::: Data provided
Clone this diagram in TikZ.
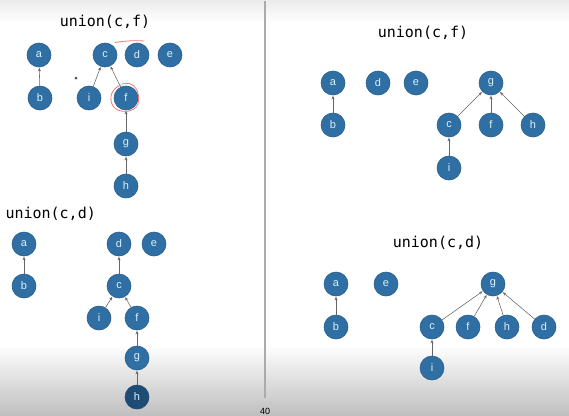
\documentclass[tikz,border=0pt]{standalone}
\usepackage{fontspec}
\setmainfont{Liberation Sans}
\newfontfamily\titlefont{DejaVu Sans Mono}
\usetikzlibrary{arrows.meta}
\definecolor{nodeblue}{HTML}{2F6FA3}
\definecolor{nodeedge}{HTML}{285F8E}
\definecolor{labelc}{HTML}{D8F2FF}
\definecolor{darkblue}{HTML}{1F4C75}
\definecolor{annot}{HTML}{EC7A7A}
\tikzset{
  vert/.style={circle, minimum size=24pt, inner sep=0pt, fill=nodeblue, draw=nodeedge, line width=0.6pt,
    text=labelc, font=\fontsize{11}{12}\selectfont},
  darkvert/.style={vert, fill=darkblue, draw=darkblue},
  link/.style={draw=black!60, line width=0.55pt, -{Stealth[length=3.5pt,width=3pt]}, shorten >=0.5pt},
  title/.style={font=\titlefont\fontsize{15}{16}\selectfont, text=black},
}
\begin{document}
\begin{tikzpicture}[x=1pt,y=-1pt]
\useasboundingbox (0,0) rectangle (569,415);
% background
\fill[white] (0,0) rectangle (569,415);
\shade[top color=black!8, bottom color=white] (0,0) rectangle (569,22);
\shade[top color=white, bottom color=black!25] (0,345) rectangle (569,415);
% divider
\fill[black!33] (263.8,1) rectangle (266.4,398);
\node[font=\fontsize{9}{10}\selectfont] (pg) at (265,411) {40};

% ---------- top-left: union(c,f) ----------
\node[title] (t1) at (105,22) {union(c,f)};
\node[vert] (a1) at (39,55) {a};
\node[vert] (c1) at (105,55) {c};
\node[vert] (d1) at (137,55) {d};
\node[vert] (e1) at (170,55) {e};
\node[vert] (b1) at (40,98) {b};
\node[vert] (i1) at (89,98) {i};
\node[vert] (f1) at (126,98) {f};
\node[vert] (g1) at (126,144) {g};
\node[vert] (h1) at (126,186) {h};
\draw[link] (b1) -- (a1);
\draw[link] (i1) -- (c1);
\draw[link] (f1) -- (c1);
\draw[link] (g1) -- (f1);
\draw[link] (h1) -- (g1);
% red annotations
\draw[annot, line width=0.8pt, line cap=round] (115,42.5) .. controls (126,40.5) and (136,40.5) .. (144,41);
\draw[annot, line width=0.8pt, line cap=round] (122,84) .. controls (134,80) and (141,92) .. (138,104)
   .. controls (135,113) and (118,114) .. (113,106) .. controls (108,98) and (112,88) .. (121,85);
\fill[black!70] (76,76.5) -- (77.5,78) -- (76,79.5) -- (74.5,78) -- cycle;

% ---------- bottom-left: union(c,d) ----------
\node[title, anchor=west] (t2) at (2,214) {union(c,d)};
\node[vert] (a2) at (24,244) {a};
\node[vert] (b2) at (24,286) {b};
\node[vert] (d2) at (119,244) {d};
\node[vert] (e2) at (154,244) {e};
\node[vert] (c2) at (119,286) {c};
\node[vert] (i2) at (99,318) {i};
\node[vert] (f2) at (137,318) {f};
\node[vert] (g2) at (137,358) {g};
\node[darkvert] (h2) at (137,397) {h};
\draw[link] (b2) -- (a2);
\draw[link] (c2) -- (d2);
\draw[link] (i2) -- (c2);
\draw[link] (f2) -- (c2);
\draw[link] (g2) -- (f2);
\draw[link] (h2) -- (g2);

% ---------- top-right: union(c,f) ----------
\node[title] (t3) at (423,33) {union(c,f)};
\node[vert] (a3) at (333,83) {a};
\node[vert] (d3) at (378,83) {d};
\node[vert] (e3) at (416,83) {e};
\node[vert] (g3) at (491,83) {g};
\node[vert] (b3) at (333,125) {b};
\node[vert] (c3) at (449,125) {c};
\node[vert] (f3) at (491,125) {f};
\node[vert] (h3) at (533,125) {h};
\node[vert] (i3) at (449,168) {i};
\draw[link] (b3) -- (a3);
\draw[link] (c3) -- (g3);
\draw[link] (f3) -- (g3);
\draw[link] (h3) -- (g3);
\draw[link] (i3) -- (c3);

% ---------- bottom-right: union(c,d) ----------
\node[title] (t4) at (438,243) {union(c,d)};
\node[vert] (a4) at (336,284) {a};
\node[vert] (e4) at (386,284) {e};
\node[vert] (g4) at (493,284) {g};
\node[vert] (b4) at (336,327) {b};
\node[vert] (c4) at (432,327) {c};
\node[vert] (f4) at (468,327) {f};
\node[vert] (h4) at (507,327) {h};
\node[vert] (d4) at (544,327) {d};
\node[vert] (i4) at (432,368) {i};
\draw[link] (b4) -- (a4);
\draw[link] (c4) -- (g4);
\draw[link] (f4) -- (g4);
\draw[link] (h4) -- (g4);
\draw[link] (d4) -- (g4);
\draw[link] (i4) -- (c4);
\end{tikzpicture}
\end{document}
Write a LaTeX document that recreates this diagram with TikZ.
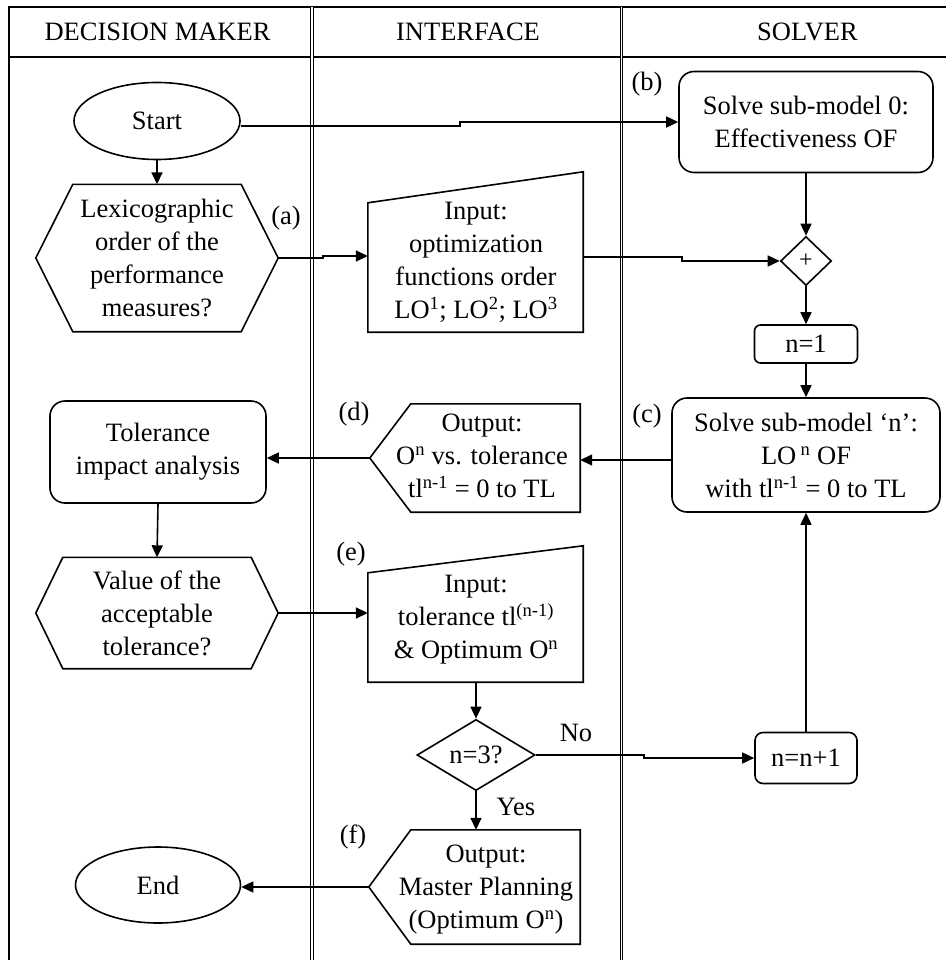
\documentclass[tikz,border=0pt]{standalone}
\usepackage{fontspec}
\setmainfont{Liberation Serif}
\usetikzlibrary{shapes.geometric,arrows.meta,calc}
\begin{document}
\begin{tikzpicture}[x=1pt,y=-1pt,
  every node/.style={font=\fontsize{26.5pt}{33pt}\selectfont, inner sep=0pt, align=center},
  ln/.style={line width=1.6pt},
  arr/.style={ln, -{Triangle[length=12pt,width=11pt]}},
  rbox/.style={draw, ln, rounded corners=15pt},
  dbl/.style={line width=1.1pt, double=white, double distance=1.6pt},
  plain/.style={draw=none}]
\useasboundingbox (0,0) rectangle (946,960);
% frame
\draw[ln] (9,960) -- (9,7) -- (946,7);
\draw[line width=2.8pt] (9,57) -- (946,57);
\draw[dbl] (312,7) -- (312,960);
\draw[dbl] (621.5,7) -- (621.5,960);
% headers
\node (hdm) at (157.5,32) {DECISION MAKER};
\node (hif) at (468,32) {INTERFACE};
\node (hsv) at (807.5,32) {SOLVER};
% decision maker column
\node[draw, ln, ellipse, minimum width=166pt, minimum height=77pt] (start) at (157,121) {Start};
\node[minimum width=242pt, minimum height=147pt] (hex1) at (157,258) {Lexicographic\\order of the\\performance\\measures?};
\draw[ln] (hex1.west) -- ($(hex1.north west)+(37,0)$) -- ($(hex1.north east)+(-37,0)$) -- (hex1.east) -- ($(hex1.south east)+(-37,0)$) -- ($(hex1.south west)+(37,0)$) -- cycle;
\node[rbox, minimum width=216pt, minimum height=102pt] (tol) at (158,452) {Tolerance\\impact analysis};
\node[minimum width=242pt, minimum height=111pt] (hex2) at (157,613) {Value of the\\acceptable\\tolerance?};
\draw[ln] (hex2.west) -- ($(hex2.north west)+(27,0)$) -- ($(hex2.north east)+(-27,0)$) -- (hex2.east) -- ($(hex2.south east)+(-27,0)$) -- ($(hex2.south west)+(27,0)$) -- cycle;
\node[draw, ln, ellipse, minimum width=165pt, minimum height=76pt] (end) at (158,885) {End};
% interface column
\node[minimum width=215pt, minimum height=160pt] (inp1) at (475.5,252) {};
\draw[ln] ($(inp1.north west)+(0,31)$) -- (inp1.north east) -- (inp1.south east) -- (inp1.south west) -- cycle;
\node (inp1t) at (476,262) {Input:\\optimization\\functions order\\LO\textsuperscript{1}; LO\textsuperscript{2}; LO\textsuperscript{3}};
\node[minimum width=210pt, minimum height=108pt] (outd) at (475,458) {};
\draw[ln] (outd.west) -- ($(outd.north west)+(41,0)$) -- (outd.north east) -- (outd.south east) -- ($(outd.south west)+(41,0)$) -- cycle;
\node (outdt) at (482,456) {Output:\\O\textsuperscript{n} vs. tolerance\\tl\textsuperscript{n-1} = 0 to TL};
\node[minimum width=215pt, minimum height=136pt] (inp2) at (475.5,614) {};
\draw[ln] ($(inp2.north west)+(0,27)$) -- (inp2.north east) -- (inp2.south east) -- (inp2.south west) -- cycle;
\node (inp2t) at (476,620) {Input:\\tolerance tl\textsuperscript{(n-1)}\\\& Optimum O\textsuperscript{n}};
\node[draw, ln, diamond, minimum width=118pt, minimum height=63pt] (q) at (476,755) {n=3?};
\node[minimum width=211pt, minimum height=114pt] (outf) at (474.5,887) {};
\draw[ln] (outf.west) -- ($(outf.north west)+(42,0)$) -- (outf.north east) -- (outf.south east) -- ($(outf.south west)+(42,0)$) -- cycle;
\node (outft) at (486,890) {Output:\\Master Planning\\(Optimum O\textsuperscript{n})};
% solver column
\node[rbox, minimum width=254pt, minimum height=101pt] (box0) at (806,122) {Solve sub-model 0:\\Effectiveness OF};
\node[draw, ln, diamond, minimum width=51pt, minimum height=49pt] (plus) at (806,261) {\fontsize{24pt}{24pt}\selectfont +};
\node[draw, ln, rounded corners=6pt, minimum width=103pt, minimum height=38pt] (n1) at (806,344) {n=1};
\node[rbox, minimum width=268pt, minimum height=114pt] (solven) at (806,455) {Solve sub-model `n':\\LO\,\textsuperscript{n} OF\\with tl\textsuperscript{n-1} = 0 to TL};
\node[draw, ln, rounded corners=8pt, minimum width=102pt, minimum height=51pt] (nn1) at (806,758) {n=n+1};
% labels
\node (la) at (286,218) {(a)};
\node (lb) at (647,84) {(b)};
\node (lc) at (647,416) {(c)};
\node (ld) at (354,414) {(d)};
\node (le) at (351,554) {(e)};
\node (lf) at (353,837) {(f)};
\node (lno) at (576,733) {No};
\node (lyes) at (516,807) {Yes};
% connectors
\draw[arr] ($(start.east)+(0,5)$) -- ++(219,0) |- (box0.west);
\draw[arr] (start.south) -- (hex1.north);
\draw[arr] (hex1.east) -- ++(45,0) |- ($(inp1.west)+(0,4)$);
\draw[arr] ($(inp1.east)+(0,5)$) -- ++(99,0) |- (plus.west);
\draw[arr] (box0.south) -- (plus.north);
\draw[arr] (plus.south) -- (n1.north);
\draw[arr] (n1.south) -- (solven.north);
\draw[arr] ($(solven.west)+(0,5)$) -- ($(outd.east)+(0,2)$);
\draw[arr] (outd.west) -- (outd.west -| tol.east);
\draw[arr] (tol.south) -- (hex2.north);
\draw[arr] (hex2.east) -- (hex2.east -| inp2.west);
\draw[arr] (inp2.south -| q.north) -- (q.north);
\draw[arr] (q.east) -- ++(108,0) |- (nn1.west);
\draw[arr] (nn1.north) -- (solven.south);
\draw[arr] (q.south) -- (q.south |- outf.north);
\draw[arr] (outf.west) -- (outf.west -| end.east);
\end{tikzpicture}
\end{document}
::::::
Skip the pictures. Restate exactly the lines from the start of the entries through the line containing "(pg) at (265,411)", both ends included.

Clone this diagram in TikZ.
\documentclass[tikz,border=0pt]{standalone}
\usepackage{fontspec}
\setmainfont{Liberation Sans}
\newfontfamily\titlefont{DejaVu Sans Mono}
\usetikzlibrary{arrows.meta}
\definecolor{nodeblue}{HTML}{2F6FA3}
\definecolor{nodeedge}{HTML}{285F8E}
\definecolor{labelc}{HTML}{D8F2FF}
\definecolor{darkblue}{HTML}{1F4C75}
\definecolor{annot}{HTML}{EC7A7A}
\tikzset{
  vert/.style={circle, minimum size=24pt, inner sep=0pt, fill=nodeblue, draw=nodeedge, line width=0.6pt,
    text=labelc, font=\fontsize{11}{12}\selectfont},
  darkvert/.style={vert, fill=darkblue, draw=darkblue},
  link/.style={draw=black!60, line width=0.55pt, -{Stealth[length=3.5pt,width=3pt]}, shorten >=0.5pt},
  title/.style={font=\titlefont\fontsize{15}{16}\selectfont, text=black},
}
\begin{document}
\begin{tikzpicture}[x=1pt,y=-1pt]
\useasboundingbox (0,0) rectangle (569,415);
% background
\fill[white] (0,0) rectangle (569,415);
\shade[top color=black!8, bottom color=white] (0,0) rectangle (569,22);
\shade[top color=white, bottom color=black!25] (0,345) rectangle (569,415);
% divider
\fill[black!33] (263.8,1) rectangle (266.4,398);
\node[font=\fontsize{9}{10}\selectfont] (pg) at (265,411) {40};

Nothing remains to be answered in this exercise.